=== Prompt ===
Write the data out again exactly, dropping any images it holds.

=== Material shown ===

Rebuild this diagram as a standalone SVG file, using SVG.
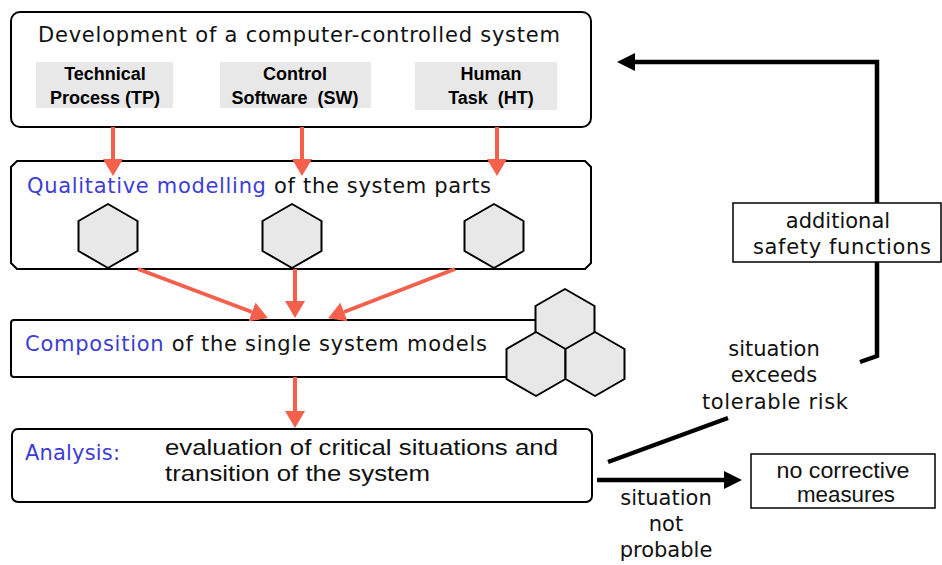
<svg xmlns="http://www.w3.org/2000/svg" width="942" height="565" viewBox="0 0 942 565">
<style>
.box{fill:#fff;stroke:#000;stroke-width:2}
.lbl{fill:#e8e8e8}
.hex{fill:#e8e8e8;stroke:#000;stroke-width:2;stroke-linejoin:round}
.t{font-family:"DejaVu Sans",Verdana,sans-serif;font-size:21px;fill:#111}
.b{font-family:"Liberation Sans",Arial,sans-serif;font-size:18px;font-weight:bold;fill:#000;text-anchor:middle}
.n{font-family:"Liberation Sans",Arial,sans-serif;font-size:22.5px;fill:#111}
.blue{fill:#3d3dd6}
.red{stroke:#f4604c;stroke-width:4;fill:none}
.blk{stroke:#000;stroke-width:4.5;fill:none}
.mid{text-anchor:middle}
</style>
<defs>
<marker id="ra" markerUnits="userSpaceOnUse" viewBox="0 0 17 20" refX="0" refY="10" markerWidth="17" markerHeight="20" orient="auto"><path d="M0,0 L17,10 L0,20 Z" fill="#f4604c"/></marker>
<marker id="ba" markerUnits="userSpaceOnUse" viewBox="0 0 18 18" refX="0" refY="9" markerWidth="18" markerHeight="18" orient="auto"><path d="M0,0 L18,9 L0,18 Z" fill="#000"/></marker>
<path id="hx" d="M0,-32 L29.5,-15 L29.5,15 L0,32 L-29.5,15 L-29.5,-15 Z"/>
</defs>

<g id="development">
<rect class="box" x="11" y="12" width="580" height="115" rx="9"/>
<text class="t mid" x="299" y="42" textLength="522">Development of a computer-controlled system</text>
</g>
<g id="tp">
<rect class="lbl" x="36" y="62" width="137" height="46"/>
<text class="b" x="105" y="80">Technical</text>
<text class="b" x="105" y="104">Process (TP)</text>
</g>
<g id="sw">
<rect class="lbl" x="220" y="62" width="151" height="46"/>
<text class="b" x="295" y="80">Control</text>
<text class="b" x="295" y="104" xml:space="preserve">Software  (SW)</text>
</g>
<g id="ht">
<rect class="lbl" x="415" y="62" width="142" height="48"/>
<text class="b" x="491" y="80">Human</text>
<text class="b" x="491" y="104" xml:space="preserve">Task  (HT)</text>
</g>

<g id="qualitative">
<path class="box" d="M17,161 H585 L591,167 V263 L585,269 H17 L11,263 V167 Z"/>
<text class="t" x="27" y="193" textLength="464"><tspan class="blue">Qualitative modelling</tspan> of the system parts</text>
<use href="#hx" class="hex" x="108" y="236"/>
<use href="#hx" class="hex" x="292" y="236"/>
<use href="#hx" class="hex" x="494" y="236"/>
</g>

<g id="composition">
<rect class="box" x="11" y="320" width="549" height="57" rx="3"/>
<text class="t" x="25" y="351" textLength="462"><tspan class="blue">Composition</tspan> of the single system models</text>
<use href="#hx" class="hex" x="565" y="321"/>
<use href="#hx" class="hex" x="536" y="364"/>
<use href="#hx" class="hex" x="595" y="364"/>
</g>

<g id="analysis">
<rect class="box" x="12" y="429" width="580" height="73" rx="6"/>
<text class="t blue" x="25" y="460" textLength="95">Analysis:</text>
<text class="n" x="165" y="455" textLength="393" lengthAdjust="spacingAndGlyphs">evaluation of critical situations and</text>
<text class="n" x="165" y="481" textLength="265" lengthAdjust="spacingAndGlyphs">transition of the system</text>
</g>

<g id="connectors">
<line class="red" x1="113" y1="127" x2="113" y2="159" marker-end="url(#ra)"/>
<line class="red" x1="302" y1="127" x2="302" y2="159" marker-end="url(#ra)"/>
<line class="red" x1="497" y1="127" x2="497" y2="159" marker-end="url(#ra)"/>
<line class="red" x1="138" y1="269" x2="252" y2="312" marker-end="url(#ra)"/>
<line class="red" x1="295" y1="269" x2="295" y2="301" marker-end="url(#ra)"/>
<line class="red" x1="455" y1="269" x2="344" y2="312" marker-end="url(#ra)"/>
<line class="red" x1="295" y1="377" x2="295" y2="411" marker-end="url(#ra)"/>
<line class="blk" x1="608" y1="462" x2="728" y2="418"/>
<polyline class="blk" points="860,362 877,356 877,62 635,62" marker-end="url(#ba)"/>
<line class="blk" x1="597" y1="480" x2="724" y2="480" marker-end="url(#ba)"/>
</g>

<g id="safety">
<rect x="733" y="203" width="208" height="59" fill="#fff" stroke="#000" stroke-width="1.5"/>
<text class="t mid" x="838" y="228">additional</text>
<text class="t mid" x="842" y="254" textLength="178">safety functions</text>
</g>

<g id="nocorrective">
<rect x="751" y="454" width="184" height="54" fill="#fff" stroke="#000" stroke-width="1.5"/>
<text class="n mid" x="843" y="478" textLength="133" lengthAdjust="spacingAndGlyphs">no corrective</text>
<text class="n mid" x="846" y="502" textLength="98" lengthAdjust="spacingAndGlyphs">measures</text>
</g>

<g id="labels">
<text class="t mid" x="774" y="356">situation</text>
<text class="t mid" x="774" y="382">exceeds</text>
<text class="t mid" x="775" y="409" textLength="146">tolerable risk</text>
<text class="t mid" x="666" y="505">situation</text>
<text class="t mid" x="666" y="531">not</text>
<text class="t mid" x="666" y="557">probable</text>
</g>
</svg>
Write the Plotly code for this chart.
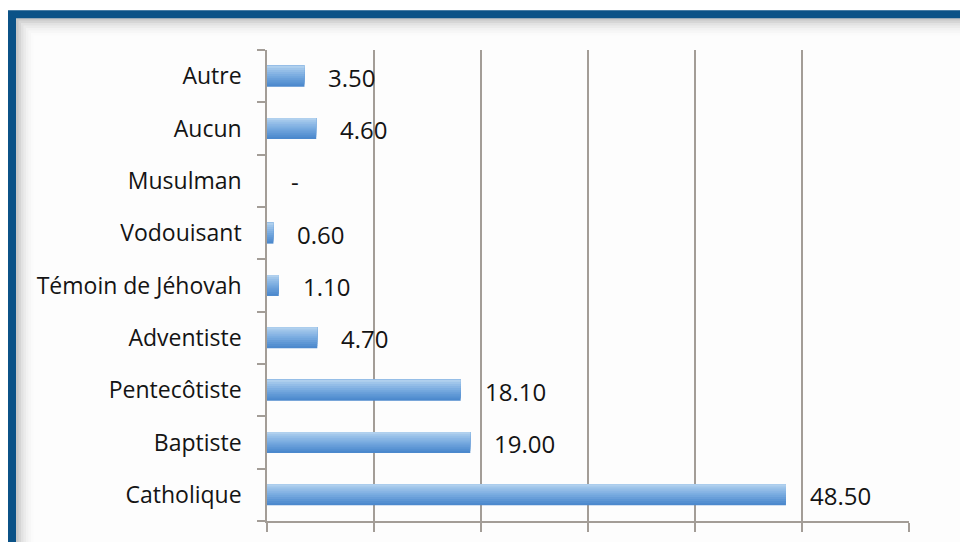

=== Solution for this problem ===
Rebuild this diagram as a standalone SVG file, using SVG.
<svg xmlns="http://www.w3.org/2000/svg" width="942" height="565" viewBox="0 0 942 565">
<style>
.box{fill:#fff;stroke:#000;stroke-width:2}
.lbl{fill:#e8e8e8}
.hex{fill:#e8e8e8;stroke:#000;stroke-width:2;stroke-linejoin:round}
.t{font-family:"DejaVu Sans",Verdana,sans-serif;font-size:21px;fill:#111}
.b{font-family:"Liberation Sans",Arial,sans-serif;font-size:18px;font-weight:bold;fill:#000;text-anchor:middle}
.n{font-family:"Liberation Sans",Arial,sans-serif;font-size:22.5px;fill:#111}
.blue{fill:#3d3dd6}
.red{stroke:#f4604c;stroke-width:4;fill:none}
.blk{stroke:#000;stroke-width:4.5;fill:none}
.mid{text-anchor:middle}
</style>
<defs>
<marker id="ra" markerUnits="userSpaceOnUse" viewBox="0 0 17 20" refX="0" refY="10" markerWidth="17" markerHeight="20" orient="auto"><path d="M0,0 L17,10 L0,20 Z" fill="#f4604c"/></marker>
<marker id="ba" markerUnits="userSpaceOnUse" viewBox="0 0 18 18" refX="0" refY="9" markerWidth="18" markerHeight="18" orient="auto"><path d="M0,0 L18,9 L0,18 Z" fill="#000"/></marker>
<path id="hx" d="M0,-32 L29.5,-15 L29.5,15 L0,32 L-29.5,15 L-29.5,-15 Z"/>
</defs>

<g id="development">
<rect class="box" x="11" y="12" width="580" height="115" rx="9"/>
<text class="t mid" x="299" y="42" textLength="522">Development of a computer-controlled system</text>
</g>
<g id="tp">
<rect class="lbl" x="36" y="62" width="137" height="46"/>
<text class="b" x="105" y="80">Technical</text>
<text class="b" x="105" y="104">Process (TP)</text>
</g>
<g id="sw">
<rect class="lbl" x="220" y="62" width="151" height="46"/>
<text class="b" x="295" y="80">Control</text>
<text class="b" x="295" y="104" xml:space="preserve">Software  (SW)</text>
</g>
<g id="ht">
<rect class="lbl" x="415" y="62" width="142" height="48"/>
<text class="b" x="491" y="80">Human</text>
<text class="b" x="491" y="104" xml:space="preserve">Task  (HT)</text>
</g>

<g id="qualitative">
<path class="box" d="M17,161 H585 L591,167 V263 L585,269 H17 L11,263 V167 Z"/>
<text class="t" x="27" y="193" textLength="464"><tspan class="blue">Qualitative modelling</tspan> of the system parts</text>
<use href="#hx" class="hex" x="108" y="236"/>
<use href="#hx" class="hex" x="292" y="236"/>
<use href="#hx" class="hex" x="494" y="236"/>
</g>

<g id="composition">
<rect class="box" x="11" y="320" width="549" height="57" rx="3"/>
<text class="t" x="25" y="351" textLength="462"><tspan class="blue">Composition</tspan> of the single system models</text>
<use href="#hx" class="hex" x="565" y="321"/>
<use href="#hx" class="hex" x="536" y="364"/>
<use href="#hx" class="hex" x="595" y="364"/>
</g>

<g id="analysis">
<rect class="box" x="12" y="429" width="580" height="73" rx="6"/>
<text class="t blue" x="25" y="460" textLength="95">Analysis:</text>
<text class="n" x="165" y="455" textLength="393" lengthAdjust="spacingAndGlyphs">evaluation of critical situations and</text>
<text class="n" x="165" y="481" textLength="265" lengthAdjust="spacingAndGlyphs">transition of the system</text>
</g>

<g id="connectors">
<line class="red" x1="113" y1="127" x2="113" y2="159" marker-end="url(#ra)"/>
<line class="red" x1="302" y1="127" x2="302" y2="159" marker-end="url(#ra)"/>
<line class="red" x1="497" y1="127" x2="497" y2="159" marker-end="url(#ra)"/>
<line class="red" x1="138" y1="269" x2="252" y2="312" marker-end="url(#ra)"/>
<line class="red" x1="295" y1="269" x2="295" y2="301" marker-end="url(#ra)"/>
<line class="red" x1="455" y1="269" x2="344" y2="312" marker-end="url(#ra)"/>
<line class="red" x1="295" y1="377" x2="295" y2="411" marker-end="url(#ra)"/>
<line class="blk" x1="608" y1="462" x2="728" y2="418"/>
<polyline class="blk" points="860,362 877,356 877,62 635,62" marker-end="url(#ba)"/>
<line class="blk" x1="597" y1="480" x2="724" y2="480" marker-end="url(#ba)"/>
</g>

<g id="safety">
<rect x="733" y="203" width="208" height="59" fill="#fff" stroke="#000" stroke-width="1.5"/>
<text class="t mid" x="838" y="228">additional</text>
<text class="t mid" x="842" y="254" textLength="178">safety functions</text>
</g>

<g id="nocorrective">
<rect x="751" y="454" width="184" height="54" fill="#fff" stroke="#000" stroke-width="1.5"/>
<text class="n mid" x="843" y="478" textLength="133" lengthAdjust="spacingAndGlyphs">no corrective</text>
<text class="n mid" x="846" y="502" textLength="98" lengthAdjust="spacingAndGlyphs">measures</text>
</g>

<g id="labels">
<text class="t mid" x="774" y="356">situation</text>
<text class="t mid" x="774" y="382">exceeds</text>
<text class="t mid" x="775" y="409" textLength="146">tolerable risk</text>
<text class="t mid" x="666" y="505">situation</text>
<text class="t mid" x="666" y="531">not</text>
<text class="t mid" x="666" y="557">probable</text>
</g>
</svg>
Write the Plotly code for this chart.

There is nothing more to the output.